Günter Schweinsberg had ’an enormous influence on my adult life,’ says Fruitnet Media International managing director, Chris White
Ninety-three years are very many, but they still don’t seem quite enough to contain the long and eventful life of Günter Schweinsberg, which ended peacefully just a short while ago.
It is no exaggeration to say that Günter lived his life at its most complete. It took him all over the world and yet at its centre was always the city of Düsseldorf. It is was where he was born, where he lived his entire life, and where he has now died.
We met for the first time almost 35 years ago: it was at the office next to London’s New Covent Garden Market of the publishing business that Günter had set up 15 years earlier with his English friend and colleague David Hope-Mason; soon enough Günter had the idea of Fruit Logistica (and I was soon off to Asia to develop Asiafruit Congress that later became a platform for Asia Fruit Logistica); and in time we set up Fruitnet Media International, the world’s largest fresh produce business publisher and event organiser. Günter became its chairman, and I and my colleague Ulrike Niggemann were appointed its managing directors.
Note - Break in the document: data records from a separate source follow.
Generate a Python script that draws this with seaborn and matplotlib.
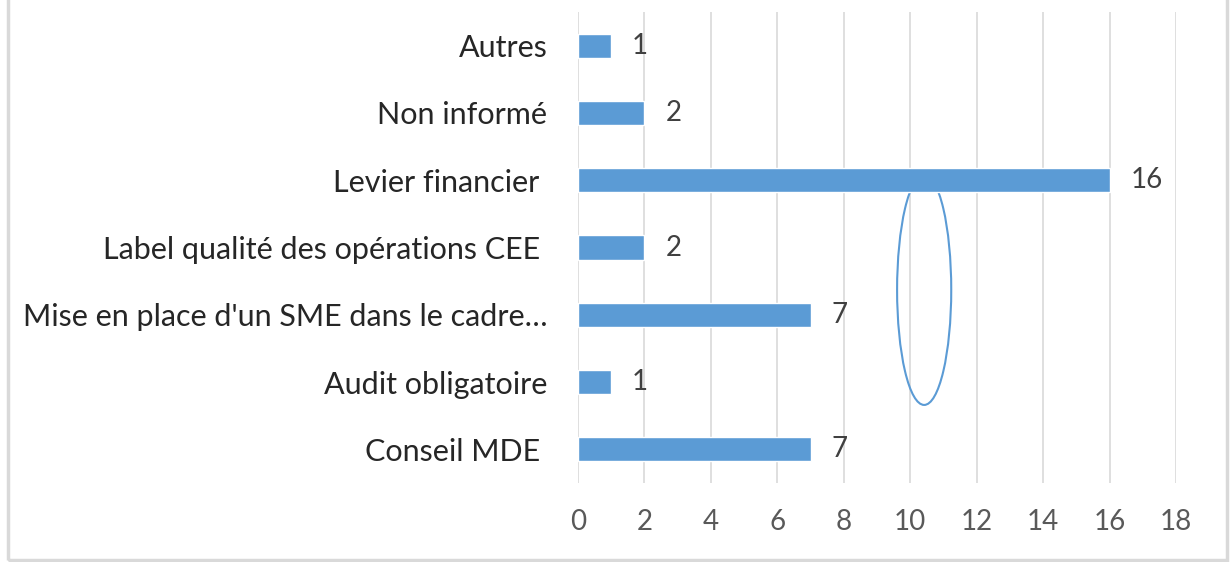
import numpy as np
import pandas as pd
import seaborn as sns
import matplotlib.pyplot as plt
from matplotlib.patches import Ellipse, Rectangle

categories = ["Autres", "Non informé", "Levier financier ", "Label qualité des opérations CEE ",
              "Mise en place d'un SME dans le cadre…", "Audit obligatoire", "Conseil MDE "]
values = [1, 2, 16, 2, 7, 1, 7]
xticks = [0, 2, 4, 6, 8, 10, 12, 14, 16, 18]

df = pd.DataFrame({"categorie": categories, "nombre": values})

sns.set_style("white")
plt.rcParams['font.family'] = ['Lato', 'DejaVu Sans']

fig = plt.figure(figsize=(12.3, 5.62), dpi=100)
ax = fig.add_axes([0.4699, 0.1406, 0.4862, 0.838])

sns.barplot(data=df, y="categorie", x="nombre", orient="h", color="#5b9bd5",
            width=0.36, saturation=1, ax=ax, zorder=3)

# highlight ellipse drawn behind the bars
ax.add_patch(Ellipse((10.42, 3.63), 1.63, 3.42, fill=False, edgecolor="#5b9bd5",
                     linewidth=1.5, zorder=2))

ax.bar_label(ax.containers[0], padding=15, fontsize=20, color="#404040")

ax.set_xlim(0, 18)
ax.set_ylim(6.5, -0.5)
ax.set_xticks(xticks)
ax.xaxis.grid(True, color="#d9d9d9", linewidth=1.2, zorder=0)
ax.set_axisbelow(True)
for s in ax.spines.values():
    s.set_visible(False)
ax.tick_params(axis="x", length=0, pad=19, labelsize=20, labelcolor="#595959")
ax.tick_params(axis="y", length=0, pad=22, labelsize=22, labelcolor="#262626")
ax.set_xlabel("")
ax.set_ylabel("")

# outer chart frame
fig.patches.append(Rectangle((8 / 1230, 2 / 562), 1219 / 1230, 1.1, transform=fig.transFigure,
                             fill=False, edgecolor="#d9d9d9", linewidth=2.5))

fig.savefig("out.png", dpi=100)
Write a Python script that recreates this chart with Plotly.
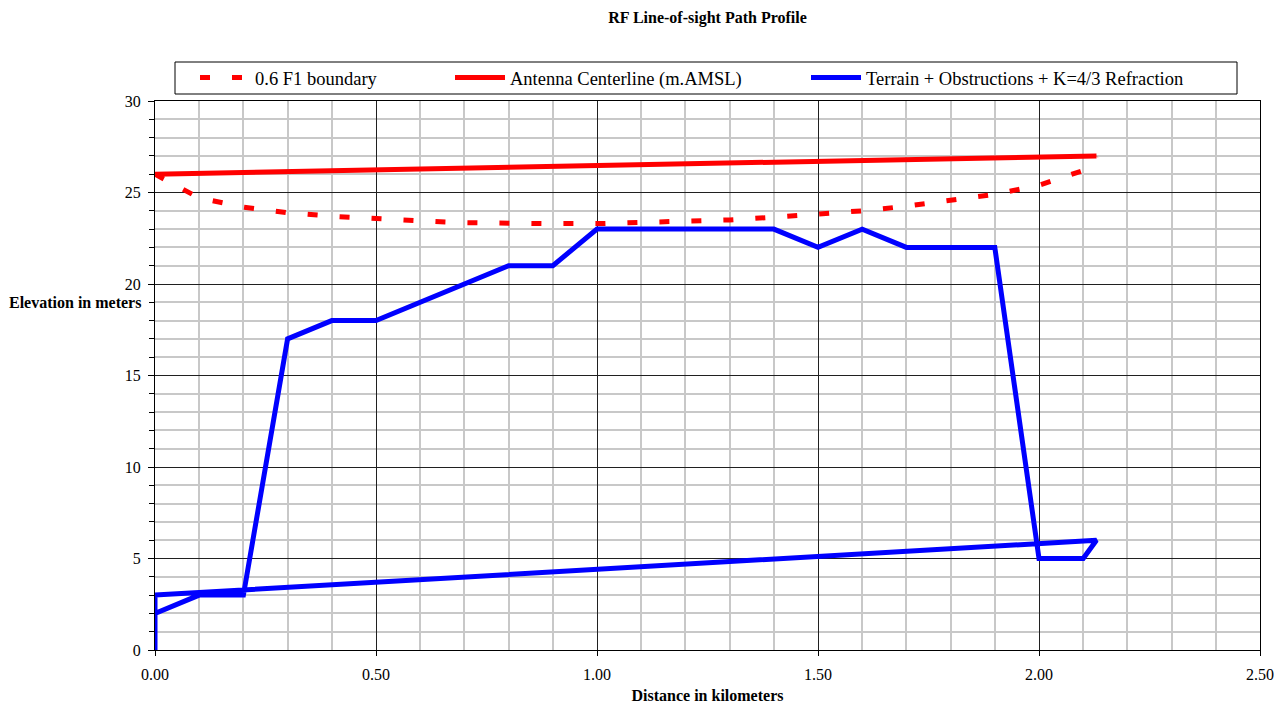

Günter had an enormous influence on my adult life. It was his tales of exciting trips to the four corners of the earth that persuaded me to stick with the job of a fresh produce business journalist. At first, we’d meet at his office desk, then around the boardroom table, then for lunch or dinner at a restaurant. And, as he got older, we’d meet almost always at his beautiful home in Düsseldorf where, in the company of his wife Helga and often with their many friends in tow, we’d talk long into the night about anything and everything. It always struck me that Günter never lost his interest in the now and in the new.
Less than a month after I joined the magazine, at the end of October 1988, my own father died quite suddenly, aged only 61. It was my great good fortune to have had someone like Günter in my life to fill much of the space left by my father. It makes his death even more keenly felt today. And so it is that I offer my very deepest condolences to his wife Helga, to his daughters Sabine and Anna, to his grandchildren Amy and Sebastian, indeed to all his dear friends and colleagues and to all those very many people whose lives were touched by Günter Schweinsberg. I know my own life has been enriched by his presence and it is now diminished by his absence.